JUSTICIA Asbl note «avec regret qu’en cette période électorale, des messages de haine tribale et raciste soient devenus monnaie courante alors que la justice aurait dû se saisir de leurs auteurs afin d’être poursuivi et puni de manière exemplaire».
Elle «regrette également que les autorités politiques et administratives encouragent ces attaques en se servant des slogans xénophobes comme +né de père et de mère+ qui voudrait dire exclure des compétitions électorales tout congolais d’origine dont l’un des parents serait de nationalité étrangère».
Très inéquiète, JUSTI-CIA Asbl note que «ces messages et pratiques racistes compromettent très dangereusement l’unité ainsi que la cohésion nationale et sont de nature à déboucher sur des atteintes physiques et des violations graves des droits de cette catégorie des citoyens congolais».
Tout en invitant les instances judiciaires congolaises à «poursuivre les auteurs de ces messages ségrégationnistes», comme le ministre Didier Budimbu, JUSTICIA Asbl «adjure également les autorités congolaises à garantir la jouissance pleine des droits garantis aux congolais d’origine, seraient-ils nés de l’un des parents étrangers».
La réplique
Les déclarations de Bussa et Budimbu ne sont pas passées inaperçues dans l’entourage de Moïse Katumbi.
Depuis Lubumbashi, la Fondation Katangaise s’est déchargé sur le ministre Didier Budimbu après son discours identitaire et clivant, invitant les autorités compétentes à réagir le plus rapidement pour prévenir étouffer cette poussée xénophobe dans l’œuf.
Sur son compte twitter, Olivier Kamitatu, porte-parole de Moïse Katumbi, a remis une couche à la vague d’indignation : «Honte à ceux qui, pour cacher leur mauvais bilan, réveillent les bas instincts du vieil homme qui sommeille en chacun. Aujourd’hui en RDC, le racisme porte le nom et le visage hideux d’un régime qui garde silence et cautionne le discours haineux et discriminatoire de ses ministres».

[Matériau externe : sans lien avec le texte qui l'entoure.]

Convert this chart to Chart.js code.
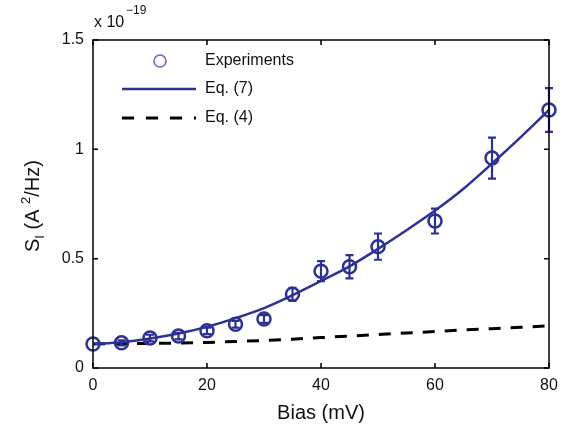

A tout prendre, les déclarations de Bussa et Budimbu énervent l’article 30 de la Constitution qui condamne fermement la xénophobie, le tribalisme, la haine ou l’aversion raciale. Elles vont également à l’encontre de l’’article 1er de l’Ordonnance-Loi 66-342 portant Répression du racisme et du tribalisme qui dispose : «Quiconque, soit par paroles, gestes, écrits, images ou emblèmes, soit par tout autre moyen, aura manifesté de l’aversion ou de la haine raciale, ethnique, tribale ou régionale, ou aura commis un acte de nature à provoquer celle aversion ou cette haine sera puni d’une servitude pénale d’un mois à deux ans et d’une amende de cinq cents à cent mille francs, ou d’une de ces peines seulement. Si l’infraction a été commise par un dépositaire de l’autorité qui est dans l’exercice de ses fonctions, la servitude pénale sera de six mois au moins et l’amende de cinq mille francs au moins».
A la justice de faire son travail pour remettre sur le droit chemin ces deux membres égarés du Gouvernement central.